Again, I’ll go back to the Deebo situation last summer, when he issued a public trade request, wiped the 49ers from his social-media accounts and generally tried to make the 49ers as uncomfortable as possible. And I can tell you, most everybody inside 49ers HQ was uncomfortable for those months. They weren’t feeling good about Deebo’s commitment to offseason workouts while he was upset at the team. They considered trading Deebo. They muttered about him putting it out there in public. But in the end, Deebo was too important to trade, and the two sides agreed to a three-year, $71.5 million extension near the start of the 2022 training camp.
It got difficult between Deebo and the 49ers. Everybody got through it. Then it got done. And we’ll have to see how and when the Bosa deal is settled, and for what terms and with what team.
But right now, I think the 49ers are guilty of feeling too comfortable about Bosa, too serene about his commitment to stay in shape while away from the team, too complacent about Bosa’s desire to be with his teammates and take another deep postseason run and too relaxed about their best player’s near- and long-term future. They rightly weren’t worried about Bosa’s work ethic, but I think that, in their minds, took the pressure off of the mid-August negotiations, which, it turns out, needed the pressure. In some quiet ways, the 49ers seem to have been assuming that Bosa would compromise at a number below what he and his agent have requested. Guess what: I don’t think that’s happening.
And now it’s threatening not only Week 1 and whatever other time Bosa misses, but the attitude around the 49ers’ locker room for the entire season and beyond.
Because everybody from Christian McCaffrey to Fred Warner to Brock Purdy to Deebo to the fourth-string tight end understands that Bosa is a generational talent. That the 49ers will never be able to replace him, whether it’s for one game or a hundred games. That he is almost certainly seeking the largest contract ever given to a non-quarterback, and that he is worth it. And, probably most importantly, that Bosa comes from a family that does not back down in these negotiations; just check his brother Joey Bosa’s negotiations with the Chargers for evidence of this.
GO DEEPER
A look at how badly the 49ers need Nick Bosa, whose holdout continues
There are, of course, realistic boundaries for what the 49ers can pay Bosa. They have a stacked roster full of players with large cap hits or soon-to-be-large cap hits. The front office has continued to acquire excellent players even through the cap squeeze, which only tightens everything. Smart teams negotiate hard, even with their best players, because every cap dollar saved can be used elsewhere. And the 49ers have certainly negotiated hard over the years, mostly without causing rancor or distrust. The proof is in the roster.

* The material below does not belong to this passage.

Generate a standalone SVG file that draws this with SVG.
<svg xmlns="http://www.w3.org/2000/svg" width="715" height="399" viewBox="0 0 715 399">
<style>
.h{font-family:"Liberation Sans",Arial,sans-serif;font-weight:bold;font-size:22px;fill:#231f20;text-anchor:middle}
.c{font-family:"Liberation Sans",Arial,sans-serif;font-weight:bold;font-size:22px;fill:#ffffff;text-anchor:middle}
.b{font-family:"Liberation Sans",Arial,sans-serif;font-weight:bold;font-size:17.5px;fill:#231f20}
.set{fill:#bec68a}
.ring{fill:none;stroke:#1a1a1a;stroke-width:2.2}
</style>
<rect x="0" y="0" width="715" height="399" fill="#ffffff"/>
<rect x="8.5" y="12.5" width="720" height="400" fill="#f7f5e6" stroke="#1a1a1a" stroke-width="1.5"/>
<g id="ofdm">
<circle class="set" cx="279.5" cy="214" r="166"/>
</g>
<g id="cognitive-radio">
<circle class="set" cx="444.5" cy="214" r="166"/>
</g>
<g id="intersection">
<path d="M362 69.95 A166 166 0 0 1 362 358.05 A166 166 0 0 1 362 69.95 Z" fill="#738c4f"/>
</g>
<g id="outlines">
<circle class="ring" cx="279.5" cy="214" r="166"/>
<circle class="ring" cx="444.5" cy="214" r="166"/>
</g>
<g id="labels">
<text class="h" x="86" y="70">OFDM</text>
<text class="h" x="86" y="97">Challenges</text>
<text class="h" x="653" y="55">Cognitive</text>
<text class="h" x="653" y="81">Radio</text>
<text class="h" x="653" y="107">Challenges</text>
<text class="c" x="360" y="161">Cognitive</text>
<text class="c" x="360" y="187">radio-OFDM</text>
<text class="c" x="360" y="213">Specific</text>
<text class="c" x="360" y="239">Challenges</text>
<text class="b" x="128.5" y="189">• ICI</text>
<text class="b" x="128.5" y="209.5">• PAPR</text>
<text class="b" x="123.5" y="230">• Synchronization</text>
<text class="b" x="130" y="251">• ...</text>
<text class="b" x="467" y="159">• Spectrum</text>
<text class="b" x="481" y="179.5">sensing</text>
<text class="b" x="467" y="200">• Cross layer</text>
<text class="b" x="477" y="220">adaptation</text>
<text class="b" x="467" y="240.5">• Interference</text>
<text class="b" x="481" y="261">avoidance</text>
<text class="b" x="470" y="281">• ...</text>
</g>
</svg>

But even if Bosa is asking for the moon, stars and a few extra galaxies, I guarantee there would be three or four teams raising their hands to pay it — and trade the 49ers a ton of draft picks — if the 49ers decide they won’t meet Bosa’s price. That’s what happened with the 49ers and DeForest Buckner in the 2020 offseason and the Colts agreed to the trade and a new contract for Buckner in about 20 seconds. And the 49ers don’t want to be the kind of team that has to do this twice.

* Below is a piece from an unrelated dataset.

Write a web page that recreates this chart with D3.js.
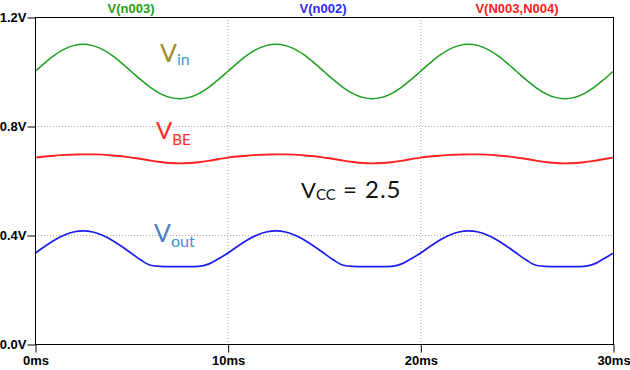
<!DOCTYPE html>
<html>
<head>
<meta charset="utf-8">
<script src="https://cdn.jsdelivr.net/npm/d3@7"></script>
<style>
  body { margin: 0; background: #fff; }
  svg { display: block; }
</style>
</head>
<body>
<div id="chart"></div>
<script>
// time in ms, sampled every 0.5ms
const time = [0,0.5,1,1.5,2,2.5,3,3.5,4,4.5,5,5.5,6,6.5,7,7.5,8,8.5,9,9.5,
  10,10.5,11,11.5,12,12.5,13,13.5,14,14.5,15,15.5,16,16.5,17,17.5,18,18.5,19,19.5,
  20,20.5,21,21.5,22,22.5,23,23.5,24,24.5,25,25.5,26,26.5,27,27.5,28,28.5,29,29.5,30];

// V(n003) - input
const vin = [1.000,1.031,1.059,1.081,1.095,1.100,1.095,1.081,1.059,1.031,1.000,0.969,0.941,0.919,0.905,0.900,0.905,0.919,0.941,0.969,
  1.000,1.031,1.059,1.081,1.095,1.100,1.095,1.081,1.059,1.031,1.000,0.969,0.941,0.919,0.905,0.900,0.905,0.919,0.941,0.969,
  1.000,1.031,1.059,1.081,1.095,1.100,1.095,1.081,1.059,1.031,1.000,0.969,0.941,0.919,0.905,0.900,0.905,0.919,0.941,0.969,1.000];

// V(N003,N004) - base-emitter
const vbe = [0.684,0.688,0.691,0.694,0.695,0.696,0.696,0.695,0.692,0.689,0.684,0.679,0.673,0.668,0.664,0.663,0.664,0.667,0.672,0.678,
  0.684,0.688,0.691,0.694,0.695,0.696,0.696,0.695,0.692,0.689,0.684,0.679,0.673,0.668,0.664,0.663,0.664,0.667,0.672,0.678,
  0.684,0.688,0.691,0.694,0.695,0.696,0.696,0.695,0.692,0.689,0.684,0.679,0.673,0.668,0.664,0.663,0.664,0.667,0.672,0.678,0.684];

// V(n002) - output
const vout = [0.333,0.358,0.381,0.399,0.411,0.415,0.411,0.399,0.381,0.358,0.333,0.308,0.289,0.285,0.284,0.284,0.284,0.285,0.293,0.312,
  0.333,0.358,0.381,0.399,0.411,0.415,0.411,0.399,0.381,0.358,0.333,0.308,0.289,0.285,0.284,0.284,0.284,0.285,0.293,0.312,
  0.333,0.358,0.381,0.399,0.411,0.415,0.411,0.399,0.381,0.358,0.333,0.308,0.289,0.285,0.284,0.284,0.284,0.285,0.293,0.312,0.333];

const xTicks = [0, 10, 20, 30];
const yTicks = [0, 0.4, 0.8, 1.2];
const traceNames = ["V(n003)", "V(n002)", "V(N003,N004)"];

const width = 630, height = 370;
const plot = {left: 35, right: 613, top: 17, bottom: 344};

const svg = d3.select("#chart").append("svg")
    .attr("width", width)
    .attr("height", height);

const x = d3.scaleLinear().domain([0, 30]).range([plot.left, plot.right]);
const y = d3.scaleLinear().domain([0, 1.2]).range([plot.bottom, plot.top]);

// grid lines (dotted)
svg.selectAll(".xgrid")
    .data(xTicks.slice(1, -1))
    .join("line")
    .attr("x1", d => x(d) + 0.5).attr("x2", d => x(d) + 0.5)
    .attr("y1", plot.top).attr("y2", plot.bottom)
    .attr("stroke", "#a8a8a8")
    .attr("stroke-dasharray", "1,2");

svg.selectAll(".ygrid")
    .data(yTicks.slice(1, -1))
    .join("line")
    .attr("x1", plot.left).attr("x2", plot.right)
    .attr("y1", d => y(d) + 0.5).attr("y2", d => y(d) + 0.5)
    .attr("stroke", "#a8a8a8")
    .attr("stroke-dasharray", "1,2");

// traces
const line = d3.line()
    .x((d, i) => x(time[i]))
    .y(d => y(d))
    .curve(d3.curveMonotoneX);

const series = [
  {values: vin, color: "#1e9e1e", w: 1.5},
  {values: vbe, color: "#ff2020", w: 1.9},
  {values: vout, color: "#1c1cf0", w: 1.7}
];

svg.selectAll(".trace")
    .data(series)
    .join("path")
    .attr("fill", "none")
    .attr("stroke", d => d.color)
    .attr("stroke-width", d => d.w)
    .attr("d", d => line(d.values));

// frame
svg.append("rect")
    .attr("x", plot.left + 0.5).attr("y", plot.top + 0.5)
    .attr("width", plot.right - plot.left)
    .attr("height", plot.bottom - plot.top)
    .attr("fill", "none")
    .attr("stroke", "#000");

// axes
const yAxis = d3.axisLeft(y)
    .tickValues(yTicks)
    .tickFormat(d => d.toFixed(1) + "V")
    .tickSizeInner(8).tickSizeOuter(0).tickPadding(1);

const xAxis = d3.axisBottom(x)
    .tickValues(xTicks)
    .tickFormat(d => d + "ms")
    .tickSizeInner(8).tickSizeOuter(0).tickPadding(3);

const gy = svg.append("g")
    .attr("transform", `translate(${plot.left + 0.5},0.5)`)
    .call(yAxis);
const gx = svg.append("g")
    .attr("transform", `translate(0.5,${plot.bottom + 0.5})`)
    .call(xAxis);

[gx, gy].forEach(g => {
  g.select(".domain").remove();
  g.selectAll("line").attr("stroke", "#000");
  g.selectAll("text")
      .attr("fill", "#000")
      .style("font-family", "'Liberation Sans', Arial, sans-serif")
      .style("font-size", "13px")
      .style("font-weight", "bold");
});

// trace names at the top
const nameX = [131, 323, 517];
const nameColor = ["#1e9e1e", "#2a2aff", "#ff2020"];
svg.selectAll(".tname")
    .data(traceNames)
    .join("text")
    .attr("x", (d, i) => nameX[i])
    .attr("y", 13)
    .attr("text-anchor", "middle")
    .attr("fill", (d, i) => nameColor[i])
    .style("font-family", "'Liberation Sans', Arial, sans-serif")
    .style("font-size", "13px")
    .style("font-weight", "bold")
    .text(d => d);

// annotations with subscripts
const notes = [
  {x: 160, y: 62, main: "V", sub: "in", size: 25, subSize: 16, dy: 3, c1: "#a08c2a", c2: "#3b9ac0"},
  {x: 156, y: 139, main: "V", sub: "BE", size: 24, subSize: 15, dy: 6, c1: "#ff2a2a", c2: "#ff2a2a"},
  {x: 154, y: 242, main: "V", sub: "out", size: 25, subSize: 16, dy: 5, c1: "#4a7fc8", c2: "#3f8fe0"},
  {x: 301, y: 198, main: "V", sub: "CC", size: 22, subSize: 15, dy: 2, c1: "#111", c2: "#111", rest: " = 2.5", restSize: 24}
];

notes.forEach(n => {
  const t = svg.append("text")
      .attr("x", n.x).attr("y", n.y)
      .style("font-family", "Lato, 'Open Sans', sans-serif");
  t.append("tspan").attr("fill", n.c1).style("font-size", n.size + "px").text(n.main);
  t.append("tspan").attr("fill", n.c2).attr("dy", n.dy).style("font-size", n.subSize + "px").text(n.sub);
  if (n.rest) {
    t.append("tspan").attr("fill", n.c1).attr("dy", -n.dy).style("font-size", n.restSize + "px")
        .style("white-space", "pre").style("letter-spacing", "1px").text(n.rest);
  }
});
</script>
</body>
</html>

The 49ers want to be a team that wins Super Bowls, and Jed York wants to be known as the owner who is willing to pay what it takes to do that. York has paid extravagantly for this roster. So it would be silly to draw the line — after paying Deebo and blowing apart the tight-end market for George Kittle and topping the market for Trent Williams and adding McCaffrey and trading away Trey Lance because a win-now team can’t take the time to develop a young QB, even as a third-stringer — at a new Bosa deal.
If paying Bosa what he wants — say, guaranteeing $120 million, which would be $46 million more than the 49ers have previously guaranteed any player (Jimmy Garoppolo got $74 million in guarantees in his 2018 deal) — breaks the 49ers’ moderate precedent for non-QBs and sets up a line of players demanding larger guarantees, so what? You can reset the precedent with them after the Bosa Exception. That’s the way it goes when you’re chasing a Super Bowl and Bosa isn’t budging.
If it takes Shanahan and Lynch telling York or executive vice president Paraag Marathe that it’s time to stand down on this one, that should’ve happened a few weeks ago. If it means the 49ers might have to shed two or three big contracts in the near future for cap reasons, that’s just the way it goes when the NFL Defensive Player of the Year is holding out. If York has to go deeper into his coffers than he wants, well, the 49ers make enormous profits every year. If things have to get uncomfortable for the 49ers, that’s actually how they should’ve approached this in the first place.
This probably always was going to be a nervous deal for the 49ers. Maybe a bit of a scary deal. Certainly an unprecedented one. But York, Lynch and Shanahan shouldn’t be surprised by any of this. This is the business they’re in.
And if the cost of keeping Nick Bosa is too much, what’s the point of all this, anyway?